According to Augustas Alešiūnas, the owner of the "ART21", the problem today is data transfer speed. "When we talk about satellite data and its use or drone photos - this is not exclusive news in the market. The main innovation created during this initiative is solutions that the market does not have yet. When the new 5G communication infrastructure is created, these innovations will enable the most advanced technologies to quickly transmit huge amounts of data in real-time. This would fulfill the main need of farmers - to receive data in real-time, for which we currently have neither technological nor technical infrastructure", said A. Alešiūnas, the owner of the largest agrifood tech innovation boutique house in the Baltic countries.
Simply put, the result of this initiative will allow using 5G connectivity to perform field scans even in the most remote areas and receive processed results immediately or, in the worst case (in case of communication failures), as soon as the flight is completed. It will enable farmers to make immediate decisions and ensure higher productivity and better yield.
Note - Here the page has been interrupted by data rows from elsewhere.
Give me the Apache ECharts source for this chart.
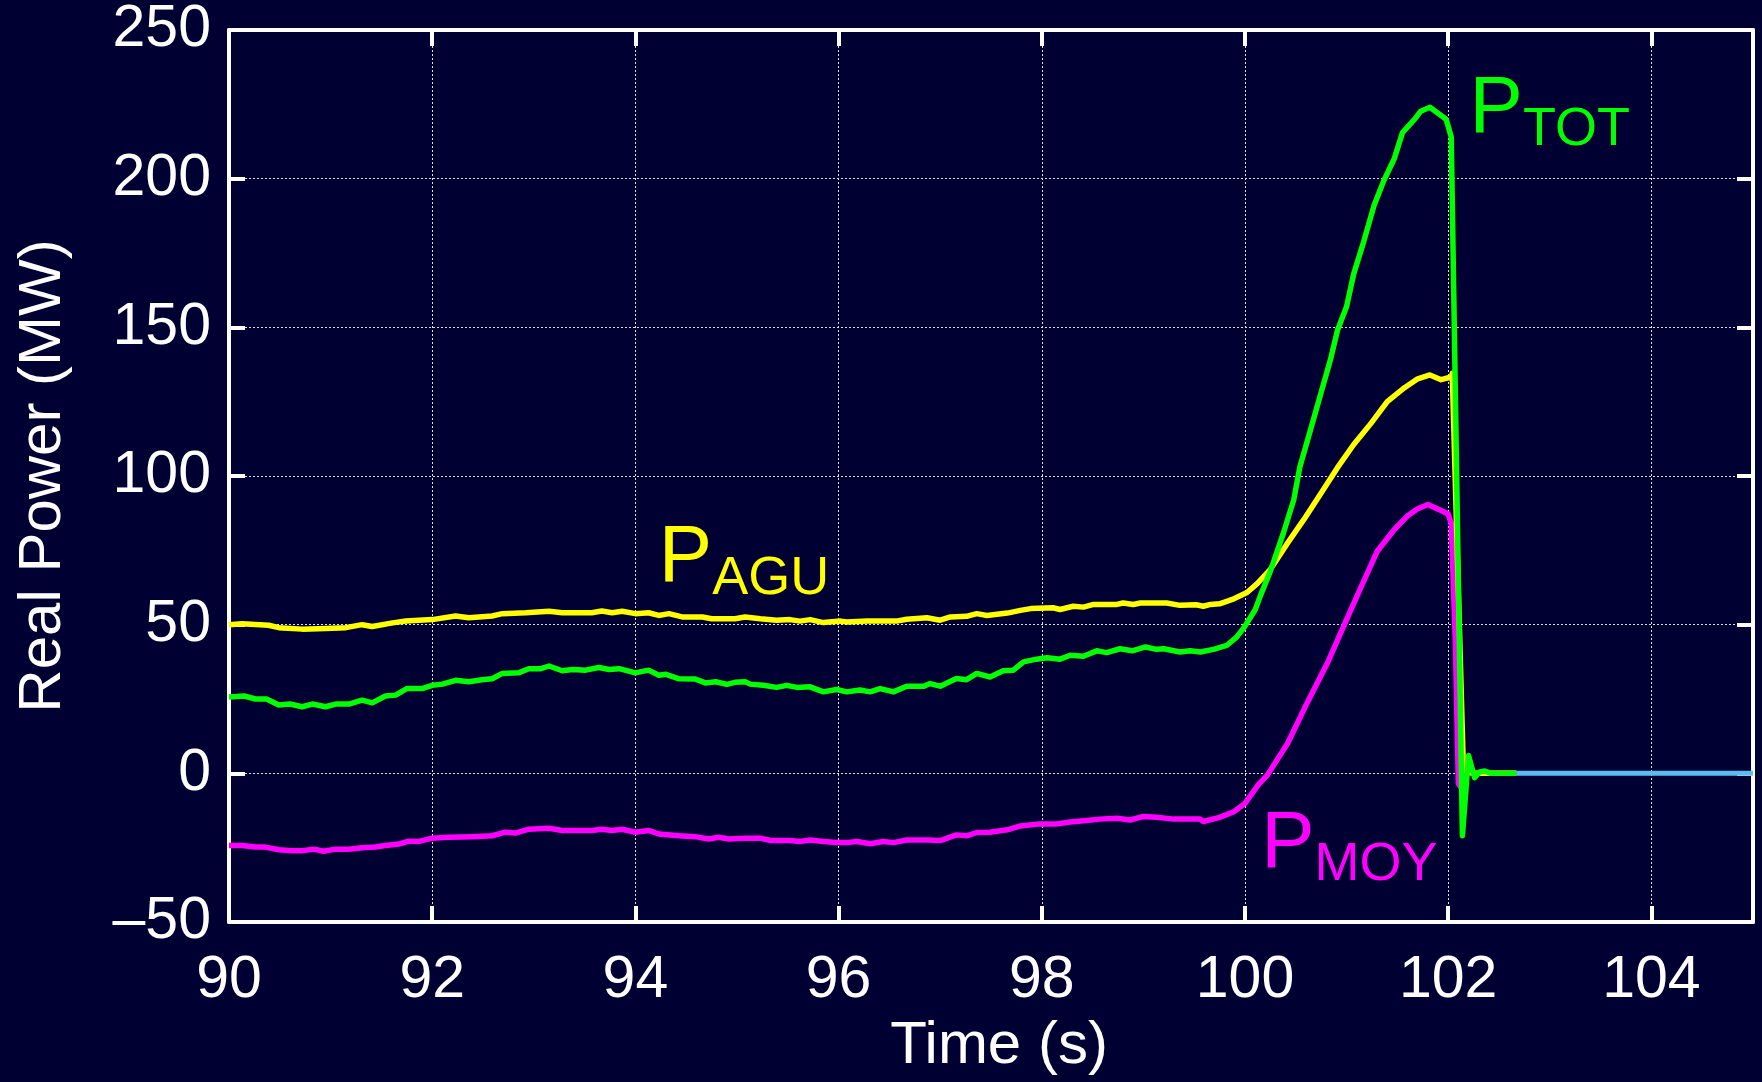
<!DOCTYPE html>
<html>
<head>
<meta charset="utf-8">
<script src="https://cdn.jsdelivr.net/npm/echarts@6/dist/echarts.min.js"></script>
<style>
html,body{margin:0;padding:0;background:#000033;}
#chart{width:1762px;height:1082px;}
</style>
</head>
<body>
<div id="chart"></div>
<script>
// Time (s) vs Real Power (MW)
const xTicks = [90, 92, 94, 96, 98, 100, 102, 104];
const yTicks = [-50, 0, 50, 100, 150, 200, 250];

const pAGU = [[90.0,50],[90.13,50.3],[90.39,49.8],[90.49,49],[90.72,48.5],[90.95,48.7],[91.15,49],[91.31,50],[91.41,49.4],[91.61,50.6],[91.74,51.2],[92.0,51.7],[92.23,52.9],[92.36,52.3],[92.59,52.9],[92.69,53.7],[92.92,54],[93.15,54.5],[93.28,54],[93.57,54],[93.67,54.6],[93.77,54],[93.87,54.5],[94.0,53.7],[94.13,54],[94.23,53.1],[94.33,53.7],[94.46,52.6],[94.66,52.6],[94.75,52],[94.98,52],[95.08,52.6],[95.23,52],[95.39,51.5],[95.52,51.7],[95.62,51.2],[95.72,51.7],[95.85,50.7],[96.02,51.2],[96.08,50.9],[96.28,51.2],[96.57,51.2],[96.67,51.8],[96.87,52.3],[97.0,51.5],[97.1,52.6],[97.26,52.8],[97.36,53.7],[97.46,53.1],[97.66,53.9],[97.79,54.8],[97.89,55.4],[98.11,55.7],[98.18,55.1],[98.31,56.2],[98.41,55.9],[98.51,56.8],[98.74,56.8],[98.8,57.3],[98.9,56.8],[98.97,57.3],[99.23,57.3],[99.36,56.5],[99.52,56.7],[99.59,56.2],[99.66,56.8],[99.75,57],[99.89,58.7],[100.02,60.8],[100.12,63.8],[100.25,68.6],[100.41,77],[100.58,85.4],[100.74,93.8],[100.91,102.8],[101.07,110.6],[101.24,117.7],[101.4,125],[101.57,129.7],[101.7,132.7],[101.82,134],[101.93,132.4],[102.03,133.3],[102.04,134.5],[102.15,1],[102.25,0],[102.67,0]];

const pMOY = [[90,-24.3],[90.13,-24.3],[90.26,-24.8],[90.36,-24.8],[90.49,-25.7],[90.62,-26],[90.72,-26],[90.84,-25.5],[90.93,-26.2],[91.05,-25.5],[91.18,-25.5],[91.31,-25],[91.44,-24.8],[91.54,-24.3],[91.67,-23.8],[91.77,-22.8],[91.87,-22.9],[92.0,-21.8],[92.16,-21.5],[92.39,-21.3],[92.59,-21],[92.72,-19.8],[92.82,-20.1],[92.95,-18.8],[93.15,-18.5],[93.28,-19.2],[93.57,-19.2],[93.67,-18.8],[93.77,-19.2],[93.87,-18.8],[94.0,-19.8],[94.13,-19.2],[94.23,-20.4],[94.43,-21],[94.59,-21.3],[94.72,-22.1],[94.82,-21.5],[94.92,-22.1],[95.08,-21.8],[95.23,-21.8],[95.33,-22.6],[95.52,-22.6],[95.62,-22.9],[95.72,-22.4],[95.85,-22.9],[95.98,-23.3],[96.08,-23.3],[96.18,-22.9],[96.31,-23.7],[96.44,-22.9],[96.54,-23.3],[96.67,-22.4],[96.87,-22.4],[97.0,-22.6],[97.16,-20.7],[97.26,-21],[97.36,-19.9],[97.49,-19.8],[97.66,-19],[97.79,-17.7],[97.98,-17],[98.15,-17],[98.28,-16.4],[98.44,-15.9],[98.57,-15.4],[98.74,-15.1],[98.87,-15.7],[99.0,-14.5],[99.13,-14.8],[99.3,-15.4],[99.56,-15.4],[99.59,-16.2],[99.75,-14.8],[99.89,-12.9],[100.0,-10.1],[100.13,-3.9],[100.22,-0.6],[100.42,10.1],[100.61,23.6],[100.81,37],[100.97,49.4],[101.14,62.5],[101.3,74.6],[101.47,82],[101.6,86.6],[101.7,89],[101.8,90.4],[101.93,88.4],[102.0,87.2],[102.03,84],[102.07,44.6],[102.1,-3.4],[102.13,-5],[102.18,0],[102.67,0]];

const pTOT = [[90,25.7],[90.15,26],[90.26,25],[90.37,25],[90.49,23],[90.6,23.3],[90.72,22.4],[90.82,23.3],[90.95,22.4],[91.05,23.3],[91.18,23.3],[91.31,24.6],[91.41,23.7],[91.54,26],[91.64,26.3],[91.75,28.5],[91.9,28.5],[92.0,29.6],[92.1,30],[92.23,31.3],[92.36,30.8],[92.49,31.5],[92.59,31.8],[92.69,33.6],[92.85,33.8],[92.95,35.2],[93.07,35.2],[93.15,36.1],[93.28,34.5],[93.38,34.9],[93.51,34.7],[93.64,35.6],[93.74,34.9],[93.84,35.2],[94.0,33.8],[94.13,34.7],[94.23,33],[94.3,33.3],[94.43,31.8],[94.59,31.7],[94.69,30.4],[94.79,30.8],[94.9,29.9],[94.98,30.6],[95.08,30.8],[95.13,30],[95.26,29.6],[95.39,28.9],[95.49,29.6],[95.59,28.9],[95.72,29.1],[95.85,27.4],[95.98,28.2],[96.08,27.4],[96.21,28],[96.31,27.4],[96.41,28.5],[96.54,27.4],[96.67,29.3],[96.84,29.3],[96.9,30.2],[97.0,29.3],[97.16,31.9],[97.26,31.5],[97.36,33.6],[97.49,32.4],[97.62,34.5],[97.72,34.7],[97.82,37.5],[97.95,38.4],[98.05,38.9],[98.18,38.4],[98.28,39.7],[98.41,39.4],[98.54,41.2],[98.64,40.6],[98.77,41.9],[98.89,41.2],[99.02,42.5],[99.13,41.7],[99.2,41.9],[99.36,40.8],[99.46,41.2],[99.56,40.8],[99.69,41.7],[99.82,43],[99.92,45.9],[100.0,49.5],[100.1,55],[100.15,59.6],[100.25,68],[100.38,81],[100.48,92],[100.54,103],[100.64,115],[100.74,127],[100.84,139],[100.91,149],[101.0,157],[101.07,168],[101.17,179],[101.27,191],[101.37,199.6],[101.47,206.8],[101.55,215.5],[101.67,220],[101.73,222.7],[101.82,224],[101.9,222],[101.98,220],[102.03,214],[102.14,-21],[102.2,6],[102.26,-1.5],[102.31,0.5],[102.36,0.8],[102.42,0],[102.67,0]];

const pZero = [[102.67,0],[105,0]];

// annotation labels: [main letter, subscript, anchor time, anchor MW (baseline), colour]
const labels = [
  ['P', 'TOT', 102.21, 213.7, '#00ff00'],
  ['P', 'AGU', 94.23, 62.7, '#ffff00'],
  ['P', 'MOY', 100.16, -33.5, '#ff00ff']
];

const FONT = '"Liberation Sans", Arial, Helvetica, sans-serif';
const WHITE = '#ffffff';
const chart = echarts.init(document.getElementById('chart'));

function axisLine() { return {show: true, onZero: false, lineStyle: {color: WHITE, width: 4}}; }
function axisTick() { return {show: true, inside: true, length: 16, lineStyle: {color: WHITE, width: 4}}; }
function gridLine() { return {show: true, lineStyle: {color: '#e0e0e0', width: 1, type: [2, 2]}}; }

const option = {
  backgroundColor: '#000033',
  animation: false,
  grid: {left: 229, top: 30, width: 1524, height: 892, containLabel: false},
  xAxis: [
    {
      type: 'value', position: 'bottom', min: 90, max: 105, interval: 2,
      name: 'Time (s)', nameLocation: 'middle', nameGap: 94,
      nameTextStyle: {color: WHITE, fontSize: 60, fontFamily: FONT, padding: [0, 0, 0, 16]},
      axisLine: axisLine(), axisTick: axisTick(),
      axisLabel: {color: WHITE, fontSize: 59, fontFamily: FONT, margin: 29, showMaxLabel: false,
        formatter: v => (xTicks.indexOf(v) >= 0 ? String(v) : '')},
      splitLine: gridLine()
    },
    {
      type: 'value', position: 'top', min: 90, max: 105, interval: 2,
      axisLine: axisLine(), axisTick: axisTick(),
      axisLabel: {show: false}, splitLine: {show: false}
    }
  ],
  yAxis: [
    {
      type: 'value', position: 'left', min: -50, max: 250, interval: 50,
      name: 'Real Power (MW)', nameLocation: 'middle', nameGap: 156,
      nameTextStyle: {color: WHITE, fontSize: 60, fontFamily: FONT},
      axisLine: axisLine(), axisTick: axisTick(),
      axisLabel: {color: WHITE, fontSize: 59, fontFamily: FONT, margin: 18,
        formatter: v => (yTicks.indexOf(v) >= 0 ? (v < 0 ? '\u2013' + Math.abs(v) : String(v)) : '')},
      splitLine: gridLine()
    },
    {
      type: 'value', position: 'right', min: -50, max: 250, interval: 50,
      axisLine: axisLine(), axisTick: axisTick(),
      axisLabel: {show: false}, splitLine: {show: false}
    }
  ],
  series: [
    {name: 'P_MOY', type: 'line', data: pMOY, showSymbol: false, lineStyle: {color: '#ff00ff', width: 5.5, join: 'round'}, z: 3},
    {name: 'P_AGU', type: 'line', data: pAGU, showSymbol: false, lineStyle: {color: '#ffff00', width: 5.5, join: 'round'}, z: 4},
    {name: 'P_TOT', type: 'line', data: pTOT, showSymbol: false, lineStyle: {color: '#00ff00', width: 5.5, join: 'round'}, z: 5},
    {name: 'P_0', type: 'line', data: pZero, showSymbol: false, lineStyle: {color: '#5cbcf0', width: 5}, z: 5}
  ]
};
chart.setOption(option);

// place annotation text at data coordinates
const PSIZE = 80, SSIZE = 54;
const graphics = [];
labels.forEach(function (l) {
  const pt = chart.convertToPixel({xAxisIndex: 0, yAxisIndex: 0}, [l[2], l[3]]);
  graphics.push({
    type: 'text', x: pt[0], y: pt[1] - 0.8465 * PSIZE, z: 10,
    style: {text: l[0], fill: l[4], font: PSIZE + 'px ' + FONT, textAlign: 'left', textVerticalAlign: 'top'}
  });
  graphics.push({
    type: 'text', x: pt[0] + 0.667 * PSIZE, y: pt[1] + 11 - 0.8465 * SSIZE, z: 10,
    style: {text: l[1], fill: l[4], font: SSIZE + 'px ' + FONT, textAlign: 'left', textVerticalAlign: 'top'}
  });
});
chart.setOption({graphic: graphics});
</script>
</body>
</html>
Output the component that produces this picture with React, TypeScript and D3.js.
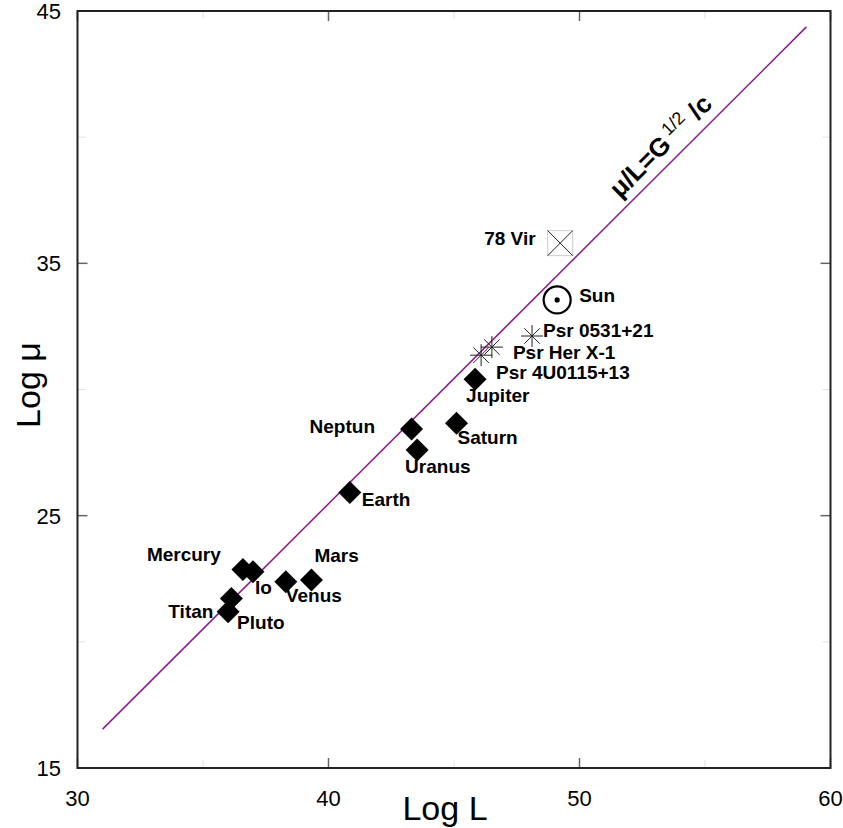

Leaders of the “Xgain” initiative have set themselves the goal of eliminating the digital gab between urban, rural, and coastal regions in at least 12 countries. While Lithuania will focus on agriculture, Croatia will focus on data transmission from offshore sensors to a central monitoring system on shore. In Greece, for example, communication transfer to robots will be tested, which will aim to provide health and welfare services to the people living in rural areas.